The York Realist - Peter Gill


 Another playscript, this time by writer-director Peter Gill, perhaps best known for staging the plays of D H Lawrence in the Seventies.   The play, originally mounted in 2001 and revived inb 2018, is about a farm worker, George, who is put forward for and gets a part in an amateur production of the York Mystery plays.   He falls for the assistant director, John, who wants George to try turning professional, but George won't leave his mother and family and the farm.   So they continue a secret relationship for several years until John returns to attend Mother's funeral.

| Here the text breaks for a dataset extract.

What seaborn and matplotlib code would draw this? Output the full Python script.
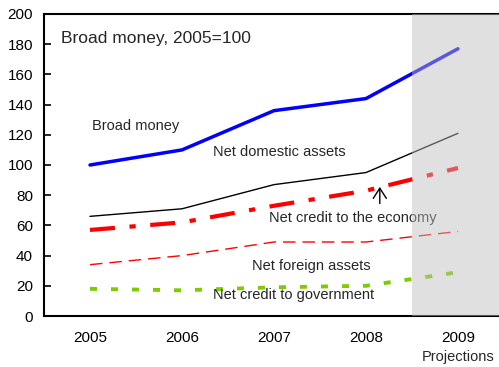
import matplotlib
matplotlib.use("Agg")
import matplotlib.pyplot as plt
import seaborn as sns
import pandas as pd

years = [2005, 2006, 2007, 2008, 2009]
broad_money = [100, 110, 136, 144, 177]
net_domestic_assets = [66, 71, 87, 95, 121]
net_credit_economy = [57, 62, 73, 83, 98]
net_foreign_assets = [34, 40, 49, 49, 56]
net_credit_government = [18, 17, 19, 20, 29]

sns.set_style("white")
plt.rcParams["font.family"] = ["Liberation Sans", "DejaVu Sans"]
plt.rcParams["font.size"] = 10.5

fig = plt.figure(figsize=(4.99, 3.67), dpi=100)
ax = fig.add_axes([44 / 499, 51 / 367, 460 / 499, 302 / 367])

series = [
    (broad_money, "#0000ff", 2.5, "-"),
    (net_domestic_assets, "#000000", 1.0, "-"),
    (net_credit_economy, "#ff0000", 3.0, (0, (6, 3.5, 1.5, 3.5))),
    (net_foreign_assets, "#ff0000", 1.0, (0, (9, 5))),
    (net_credit_government, "#7ccc00", 2.8, (0, (1.8, 3.6))),
]
for vals, col, lw, ls in series:
    df = pd.DataFrame({"year": years, "value": vals})
    sns.lineplot(data=df, x="year", y="value", ax=ax, color=col,
                 linewidth=lw, linestyle=ls, zorder=3)

ax.set_xlim(2004.5, 2009.5)
ax.set_ylim(0, 200)
ax.set_yticks(range(0, 201, 20))
ax.set_xticks(years)
ax.set_xticklabels([str(y) for y in years])
ax.set_xticks([y + 0.5 for y in years[:-1]], minor=True)
ax.tick_params(axis="x", which="major", length=0, pad=11, labelsize=11, colors="black")
ax.tick_params(axis="x", which="minor", direction="in", length=5, width=1.2, color="black")
ax.tick_params(axis="y", which="major", direction="in", length=5, width=1.2,
               pad=8, labelsize=11, left=True, colors="black")
ax.set_xlabel("")
ax.set_ylabel("")
for side in ["left", "bottom", "top", "right"]:
    ax.spines[side].set_color("black")
    ax.spines[side].set_linewidth(1.5)
    ax.spines[side].set_zorder(4)

ax.axvspan(2008.5, 2009.5, color="#bebebe", alpha=0.47, lw=0, zorder=5)

ax.text(2004.685, 184, "Broad money, 2005=100", fontsize=12.5, va="center", ha="left")
ax.text(2005.02, 126, "Broad money", fontsize=10.5, va="center", ha="left")
ax.text(2006.34, 108.5, "Net domestic assets", fontsize=10.5, va="center", ha="left")
ax.text(2006.95, 65, "Net credit to the economy", fontsize=10.5, va="center", ha="left")
ax.text(2006.76, 33, "Net foreign assets", fontsize=10.5, va="center", ha="left")
ax.text(2006.34, 14, "Net credit to government", fontsize=10.5, va="center", ha="left")
ax.annotate("", xy=(2008.15, 85.5), xytext=(2008.15, 74.5),
            arrowprops=dict(arrowstyle="->,head_length=0.7,head_width=0.45",
                            color="black", lw=1.0, shrinkA=0, shrinkB=0))
ax.text(2009.0, -0.135, "Projections", fontsize=10.5, ha="center", va="center",
        transform=ax.get_xaxis_transform())

fig.savefig("out.png", dpi=100)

It is all expertly done.   The supporting characters are vividly drawn, as is the harsh reality of life on the lowest rung of the agricultural ladder.   The trap George finds himself in is evoked particularly in the character of his brother-in-law Arthur, who has escaped it.   The relationship between George and John is delicately done, but what makes the play stand out is Gill's technique for handling time and memory.   The audience - or in my case the reader - has to pay that bit of extra attention which inevitably makes engagement to a deeper level.

Gill uses the same technique in the two linked plays, The Look Across the Eyes and Lovely Evening, which accompany The York Realist in this 2018 edition.   These are set in Cardiff, where Gill was brought up, in the late Forties and early Fifties (Gill was born in 1939).   They focus on the household of May and Harry, before and after May's death.   In the first play their oldest son Laurence, who is also our narrator, is sixteen.   Laurence the narrator, though, is in his thirties; in both plays, therefore, he is looking back.   In The Look Across the Eyes, May's single brother Jimmy - a docker like Harry - is invited to move in.   He is still there, a permanent fixture with the widower Harry and the adult Laurence.   In Lovely Evening Laurence has taken on May;s household duties, looking after the two ageing brothers-in-law who go about their mysterious and separate evening activities.

So that's three slice-of-life working class dramas in a style I find increasingly appealing.   Gill is a very fine playwright and I'm keen to get hold of more of his published scripts.